>> Start

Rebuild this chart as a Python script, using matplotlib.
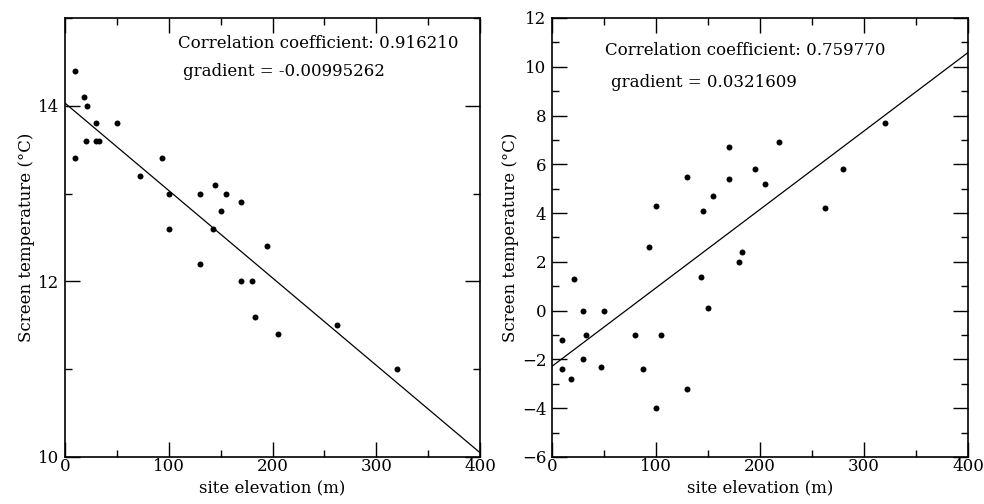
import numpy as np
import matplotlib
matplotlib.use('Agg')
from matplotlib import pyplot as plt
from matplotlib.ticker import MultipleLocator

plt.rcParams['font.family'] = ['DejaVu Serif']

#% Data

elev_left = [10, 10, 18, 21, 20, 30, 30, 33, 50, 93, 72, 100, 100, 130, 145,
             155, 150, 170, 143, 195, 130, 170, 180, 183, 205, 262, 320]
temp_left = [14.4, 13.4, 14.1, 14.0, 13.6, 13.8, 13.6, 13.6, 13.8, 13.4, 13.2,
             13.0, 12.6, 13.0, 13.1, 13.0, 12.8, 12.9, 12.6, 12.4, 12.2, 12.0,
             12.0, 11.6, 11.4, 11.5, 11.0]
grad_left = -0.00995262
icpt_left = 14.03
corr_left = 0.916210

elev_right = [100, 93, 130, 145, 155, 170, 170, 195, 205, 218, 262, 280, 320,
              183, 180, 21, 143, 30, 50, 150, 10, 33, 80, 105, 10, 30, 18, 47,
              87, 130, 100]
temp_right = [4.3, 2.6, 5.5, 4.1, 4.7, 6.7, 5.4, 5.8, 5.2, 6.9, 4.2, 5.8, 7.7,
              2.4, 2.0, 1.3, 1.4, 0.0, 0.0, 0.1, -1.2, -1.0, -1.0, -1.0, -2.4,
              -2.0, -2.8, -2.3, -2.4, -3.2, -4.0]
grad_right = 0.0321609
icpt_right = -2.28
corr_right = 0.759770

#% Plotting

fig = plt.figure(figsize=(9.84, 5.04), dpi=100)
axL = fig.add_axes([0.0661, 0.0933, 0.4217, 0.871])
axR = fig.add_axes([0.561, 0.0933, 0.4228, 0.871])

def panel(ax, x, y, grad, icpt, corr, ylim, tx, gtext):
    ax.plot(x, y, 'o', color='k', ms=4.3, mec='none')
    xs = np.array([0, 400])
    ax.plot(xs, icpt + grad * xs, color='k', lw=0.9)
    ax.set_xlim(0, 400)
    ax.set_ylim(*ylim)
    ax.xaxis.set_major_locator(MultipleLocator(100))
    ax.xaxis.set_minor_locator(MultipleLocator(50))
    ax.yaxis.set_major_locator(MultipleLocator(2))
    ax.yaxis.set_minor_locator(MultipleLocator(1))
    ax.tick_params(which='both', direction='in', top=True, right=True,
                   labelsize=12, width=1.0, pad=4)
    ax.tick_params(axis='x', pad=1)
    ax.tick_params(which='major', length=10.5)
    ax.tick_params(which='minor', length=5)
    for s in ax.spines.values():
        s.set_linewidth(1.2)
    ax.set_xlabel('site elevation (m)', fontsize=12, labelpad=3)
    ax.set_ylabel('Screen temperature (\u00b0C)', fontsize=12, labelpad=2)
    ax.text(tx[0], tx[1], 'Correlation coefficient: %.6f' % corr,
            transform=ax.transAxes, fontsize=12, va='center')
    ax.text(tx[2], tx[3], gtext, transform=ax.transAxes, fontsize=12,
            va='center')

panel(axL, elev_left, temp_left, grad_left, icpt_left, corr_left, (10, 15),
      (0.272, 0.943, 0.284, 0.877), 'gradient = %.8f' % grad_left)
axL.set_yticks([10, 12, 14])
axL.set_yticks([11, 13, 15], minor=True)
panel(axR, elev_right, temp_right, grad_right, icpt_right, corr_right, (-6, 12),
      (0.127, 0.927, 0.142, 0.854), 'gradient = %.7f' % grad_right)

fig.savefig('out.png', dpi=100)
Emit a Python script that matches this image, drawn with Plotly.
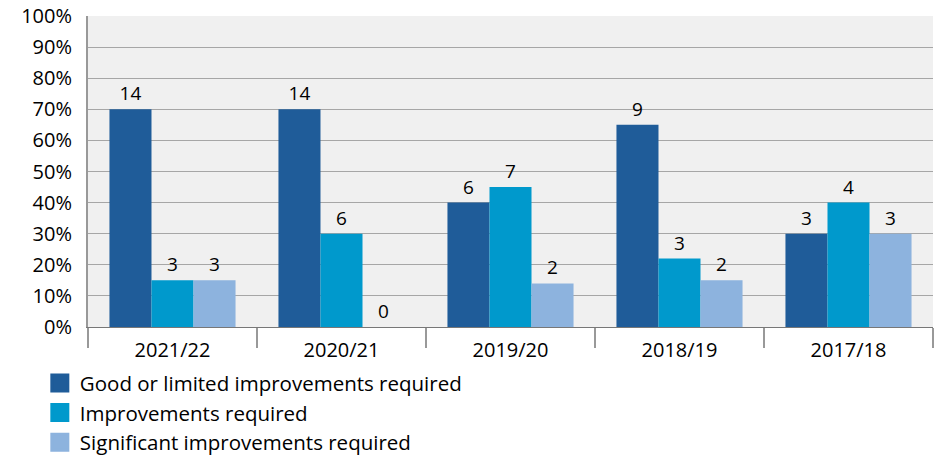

>> End

**What you need to do:** Output a faithful copy of the data, with each picture left out.

**Result of this exercise:**
Rebuild this chart as a Python script, using matplotlib.
import numpy as np
import matplotlib
matplotlib.use('Agg')
from matplotlib import pyplot as plt
from matplotlib.ticker import MultipleLocator

plt.rcParams['font.family'] = ['DejaVu Serif']

#% Data

elev_left = [10, 10, 18, 21, 20, 30, 30, 33, 50, 93, 72, 100, 100, 130, 145,
             155, 150, 170, 143, 195, 130, 170, 180, 183, 205, 262, 320]
temp_left = [14.4, 13.4, 14.1, 14.0, 13.6, 13.8, 13.6, 13.6, 13.8, 13.4, 13.2,
             13.0, 12.6, 13.0, 13.1, 13.0, 12.8, 12.9, 12.6, 12.4, 12.2, 12.0,
             12.0, 11.6, 11.4, 11.5, 11.0]
grad_left = -0.00995262
icpt_left = 14.03
corr_left = 0.916210

elev_right = [100, 93, 130, 145, 155, 170, 170, 195, 205, 218, 262, 280, 320,
              183, 180, 21, 143, 30, 50, 150, 10, 33, 80, 105, 10, 30, 18, 47,
              87, 130, 100]
temp_right = [4.3, 2.6, 5.5, 4.1, 4.7, 6.7, 5.4, 5.8, 5.2, 6.9, 4.2, 5.8, 7.7,
              2.4, 2.0, 1.3, 1.4, 0.0, 0.0, 0.1, -1.2, -1.0, -1.0, -1.0, -2.4,
              -2.0, -2.8, -2.3, -2.4, -3.2, -4.0]
grad_right = 0.0321609
icpt_right = -2.28
corr_right = 0.759770

#% Plotting

fig = plt.figure(figsize=(9.84, 5.04), dpi=100)
axL = fig.add_axes([0.0661, 0.0933, 0.4217, 0.871])
axR = fig.add_axes([0.561, 0.0933, 0.4228, 0.871])

def panel(ax, x, y, grad, icpt, corr, ylim, tx, gtext):
    ax.plot(x, y, 'o', color='k', ms=4.3, mec='none')
    xs = np.array([0, 400])
    ax.plot(xs, icpt + grad * xs, color='k', lw=0.9)
    ax.set_xlim(0, 400)
    ax.set_ylim(*ylim)
    ax.xaxis.set_major_locator(MultipleLocator(100))
    ax.xaxis.set_minor_locator(MultipleLocator(50))
    ax.yaxis.set_major_locator(MultipleLocator(2))
    ax.yaxis.set_minor_locator(MultipleLocator(1))
    ax.tick_params(which='both', direction='in', top=True, right=True,
                   labelsize=12, width=1.0, pad=4)
    ax.tick_params(axis='x', pad=1)
    ax.tick_params(which='major', length=10.5)
    ax.tick_params(which='minor', length=5)
    for s in ax.spines.values():
        s.set_linewidth(1.2)
    ax.set_xlabel('site elevation (m)', fontsize=12, labelpad=3)
    ax.set_ylabel('Screen temperature (\u00b0C)', fontsize=12, labelpad=2)
    ax.text(tx[0], tx[1], 'Correlation coefficient: %.6f' % corr,
            transform=ax.transAxes, fontsize=12, va='center')
    ax.text(tx[2], tx[3], gtext, transform=ax.transAxes, fontsize=12,
            va='center')

panel(axL, elev_left, temp_left, grad_left, icpt_left, corr_left, (10, 15),
      (0.272, 0.943, 0.284, 0.877), 'gradient = %.8f' % grad_left)
axL.set_yticks([10, 12, 14])
axL.set_yticks([11, 13, 15], minor=True)
panel(axR, elev_right, temp_right, grad_right, icpt_right, corr_right, (-6, 12),
      (0.127, 0.927, 0.142, 0.854), 'gradient = %.7f' % grad_right)

fig.savefig('out.png', dpi=100)
Emit a Python script that matches this image, drawn with Plotly.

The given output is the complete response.